On 2 August 2012 17:43, Steve McIntyre steve.mcintyre@linaro.org wrote:
[ Also posted to debian-arm; not cross-posted to avoid subscription complaints... ]
Hi folks,
We're currently carrying patches in glibc in Debian (and Ubuntu) that I wrote which are used to work out whether an ELF binary is hard-float or soft-float. We're using these to allow us to do the right thing on a multi-arch system, which is to pick a consistent set of binaries (programs and libraries) at runtime; if you try to mix binaries using different ABIs, you're prone to all kinds of weird and wonderful results but generally badness occurs.
Upstream glibc have generally not been welcoming of these patches, and I understand this; the approach taken (reading ARM-specific build attributes) is far from clean and doesn't fit well in the design of ld.so in particular.
Nevertheless, the tags in the .ARM.attributes section are the standard, published way to identify FP ABI as well as a number of other properties that might be relevant to a linker.
So, I've been looking into alternative methods for achieving the goal of identifying ABI. After a couple of false starts and discussion with some of the helpful toolchain and ABI folks in ARM, I think we have a solution that will work well in the long term. I just wish we'd thought about this *way* back when we first started the armhf port, as it would have been much easier to work on and standardise this back then. Modulo availability of time machines, there's not much we can do on that front... :-)
What I'm proposing is to use two new values in the OSABI field in the ELF header:
#define ELFOSABI_LINUX_ARM_AEABI_SF 65 #define ELFOSABI_LINUX_ARM_AEABI_HF 66
and use these values in the future for soft- and hard-float binaries so that can unambiguously identify them.
What happens if this value doesn't match the Tag_ABI_VFP_args value in .ARM.attributes? If the same information is present in multiple places, sooner or later someone will manage to create a file with a mismatch.

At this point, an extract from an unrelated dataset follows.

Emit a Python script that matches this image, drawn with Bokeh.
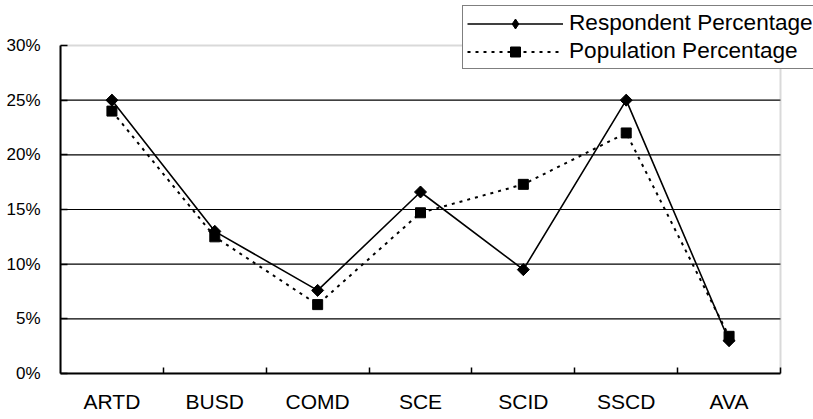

This approach is also not scalable. Suppose one day it becomes desirable to add ld.so awareness of some other feature. Then you'd need two more values to cover all the combinations. Add another feature, and you need 8 values. You get the picture.
There's already precedent for binaries using different values in this field, with support in glibc for parsing and understanding them. Adding more possible values is quite easy, assuming that the maintainers are amenable. I'm about to post a similar message there.
I really think the only sane thing to do is fix glibc so it can fetch the attributes from their standard locations.